19th Century

Álvares de Azevedo’s “Epitaph” | Leandro Machado (Trans.)

Translated by Leandro Machado, based in the northern part of Brazil, who originally trained as an architect, and is now a freelance translator who teaches Portuguese as a foreign language. Machado has previously translated some of Álvares de Azevedo’s poetry for this website.


Manuel Antônio Álvares de Azevedo (1831–52), referred to usually as Álvares de Azevedo, was one of Brazil’s most famous Romantic poets. Yet because his works have never been translated into English, Azevedo remains largely unknown to most British and American scholars.

A modern edition of Álvares de Azevedo’s Lira dos Vinte Anos

The son of Manuel de Azevedo and Maria Luísa Azevedo, a wealthy couple living in São Paulo in 1831 and who moved to Rio de Janeiro two years later, in 1844 Álvares began attending the Colégio Pedro II. It was here that Álvares learned to read EnglishFrench, and German, became acquainted with the works of European Romantic poets and novelists.

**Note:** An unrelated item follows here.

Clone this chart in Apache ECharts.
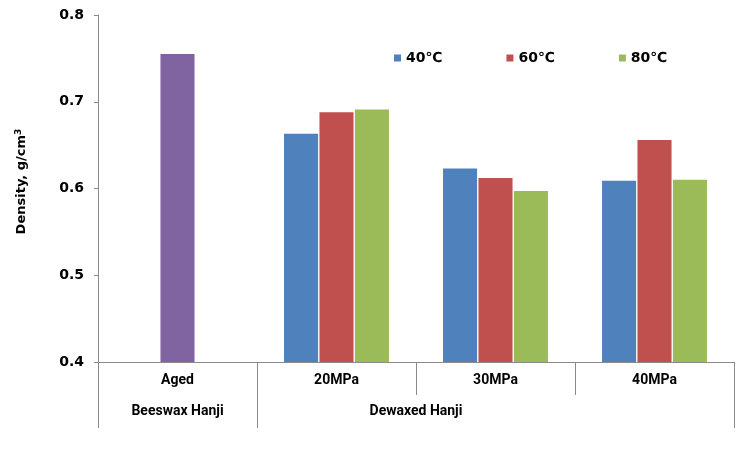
<!DOCTYPE html>
<html>
<head>
<meta charset="utf-8">
<script src="https://cdn.jsdelivr.net/npm/echarts@6/dist/echarts.min.js"></script>
<style>html,body{margin:0;padding:0;background:#fff}#c{width:740px;height:457px}</style>
</head>
<body>
<div id="c"></div>
<script>
const categories = ['Aged', '20MPa', '30MPa', '40MPa'];
const groupLabels = ['Beeswax Hanji', 'Dewaxed Hanji'];
const groupLabelPos = [0.5, 2];
const groupBounds = [0, 1, 4];
const agedBeeswax = [0.755, '-', '-', '-'];
const t40 = ['-', 0.663, 0.623, 0.609];
const t60 = ['-', 0.688, 0.612, 0.656];
const t80 = ['-', 0.691, 0.597, 0.610];
const yTicks = [0.4, 0.5, 0.6, 0.7, 0.8];

const axisColor = '#8a8a8a';
const catFont = 'Roboto, "Liberation Sans", sans-serif';
const numFont = '"DejaVu Sans", Verdana, sans-serif';
const barOpts = {type: 'bar', xAxisIndex: 0, barCategoryGap: '34%', barGap: '4%'};

const chart = echarts.init(document.getElementById('c'), null, {renderer: 'canvas'});
chart.setOption({
  animation: false,
  backgroundColor: '#ffffff',
  grid: {left: 98, right: 6, top: 15, bottom: 95, containLabel: false},
  legend: {
    data: ['40℃', '60℃', '80℃'],
    left: 389, top: 46,
    icon: 'rect', itemWidth: 7, itemHeight: 7, itemGap: 64,
    textStyle: {fontFamily: numFont, fontWeight: 'bold', fontSize: 14, color: '#000'}
  },
  xAxis: [{
    type: 'category', data: categories, position: 'bottom',
    axisLine: {lineStyle: {color: axisColor}},
    axisTick: {show: true, length: 33, alignWithLabel: false, lineStyle: {color: axisColor}},
    axisLabel: {margin: 11, fontFamily: catFont, fontWeight: 'bold', fontSize: 14, color: '#000'}
  }, {
    type: 'value', min: 0, max: 4, position: 'bottom', offset: 33,
    axisLine: {show: false},
    splitLine: {show: false},
    axisTick: {show: true, length: 33, customValues: groupBounds, lineStyle: {color: axisColor}},
    axisLabel: {
      customValues: groupLabelPos, margin: 9,
      fontFamily: catFont, fontWeight: 'bold', fontSize: 14, color: '#000',
      formatter: v => groupLabels[groupLabelPos.indexOf(v)] || ''
    }
  }],
  yAxis: {
    type: 'value', min: yTicks[0], max: yTicks[yTicks.length - 1], interval: 0.1,
    axisLine: {show: true, lineStyle: {color: axisColor}},
    axisTick: {show: true, length: 4, lineStyle: {color: axisColor}},
    splitLine: {show: false},
    axisLabel: {margin: 14, fontFamily: numFont, fontWeight: 'bold', fontSize: 14, color: '#000',
      formatter: v => v.toFixed(1)},
    name: 'Density, g/cm{sup|3}',
    nameLocation: 'middle', nameRotate: 90, nameGap: 69,
    nameTextStyle: {fontFamily: numFont, fontWeight: 'bold', fontSize: 13, color: '#000',
      padding: [0, 0, 0, 14],
      rich: {sup: {fontFamily: numFont, fontWeight: 'bold', fontSize: 9, color: '#000', padding: [0, 0, 6, 0]}}}
  },
  series: [
    Object.assign({name: '40℃', data: t40, itemStyle: {color: '#4F81BD'}}, barOpts),
    Object.assign({name: '60℃', stack: 'mid', data: t60, itemStyle: {color: '#C0504D'}}, barOpts),
    Object.assign({name: '80℃', data: t80, itemStyle: {color: '#9BBB59'}}, barOpts),
    Object.assign({name: 'Aged', stack: 'mid', data: agedBeeswax, itemStyle: {color: '#8064A2'}}, barOpts)
  ]
});
</script>
</body>
</html>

He was particularly drawn to the works of Lord Byron, Shakespeare, Victor Hugo, Chateaubriand, Percy Shelley, Goethe, and Thomas Chatterton.

Machado’s translation of the following poem, titled ‘Epitaph: At My Friend’s Grave: João Baptista da Silva Pereira Júnior’ (Epitáfio: No Túmulo do Meu Amigo João Baptista da Silva Pereira Júnior), is the first time that it has been professionally translated into the English language.

Rio de Janeiro in the nineteenth century

Epitaph: At the Grave of My Friend: João Baptista Da Silva Pereira Júnior

[Epitáfio: No Túmulo do Meu Amigo João Baptista da Silva Pereira Júnior]

Pardon, my Lord, if the tunic of life

I, insane,[1] desecrated it in love!

If to the crown[2] of fragrant dreams

I defoliated the rose flowers myself!

The nectar was corrupted in the impure vase,[3]

The clay of existence was fading in me…[4]

[But] the sun of your glory opened my eyelids,

From the stain of passions, purified me!

[But now] how many dreams in the illusion of life,

How much hope for the future still?[5]

Everything is silent for the eternal night…

And I walk,[6] wandering and alone, in the endless land…

Soul on fire, thirsty for infinity,

In a world of visions the flight launching,[7]

Like the sea wind in the night sky

Amidst[8] the clouds of God I spent sleeping!

Life is night. The sun in veiled in blood:

The discredited generation gropes in the shadow…

Wake up, mortal! For it’s in the tomb

That the human butterfly[9] awakens to life!

[There] when death is broken by the train,[10]

Of the chest’s awesome cries which fly,

And the divine note that breaks the fibres[11]

In the angelic dulías echoes!


[1] I changed the translator’s word order slightly here. Original translation was ‘Insane, I desecrated…’ (SB)

[2] In the original text, Azevedo writes “c’roa“, using an apostrophe in the word “coroa” (crown) in order to indicate the suppression of a vowel in the verses, due to metric requirements. This case occurs frequently among Portuguese poets.

[3] I changed the translator’s word order here: Original translation was ‘In the impure vase the nectar was corrupted…’ (SB)

[4][4] A slight amendment to the Machado’s translation here: It looks to me as though Azevedo is talking about a time before he met his friend. That is to say that his life, his ‘nectar’ was fading and corrupt until the glory of his friend opened his eyelids.

[5] Punctuation changed from the original here. Azevedo seems to be switching back and forth between remembering when his friend was alive and when he had passed away. The previous stanza’s final two lines tell of how Azevedo’s eyes were opened when he met his friend. In the next verse he comes crashing back down to the present. Hence the interpolation of ‘But now…’ (SB).

[6] The literal translation of the passage “E eu vago errante” would be “And I wander wandering”, in order to avoid repeating words, I chose to replace the verb “vagar” (to wander) with “caminhar” (to walk), preserving meaning.

[7]Abrir vôo” is a portuguese expression for launching flights.

[8] Slight alteration to translator’s original word choice from ‘among’ to ‘amidst’ (SB).

[9] Slight alteration to translator’s original word choice from ‘larva’ to ‘butterfly’. The poet is clearly talking about a divine change in the bodily condition that occurs in the (cocoon) of the darkened tomb, when humans again ‘awaken to life’ (SB).

[10] The first two lines of this stanza have been amended because it is clear that he is still talking about the body of his friend in the tomb and how cries from the chest will resound with a divine note that breaks the fibres (as Machado says, this is a common phrase that Azevedo uses). I think that Azevedo’s original Portuguese needed further clarification in English (SB).

[11] The expression “break the fibers” (romper as fibras) is commonly used by Azevedo in his poems to talk about the moment of death.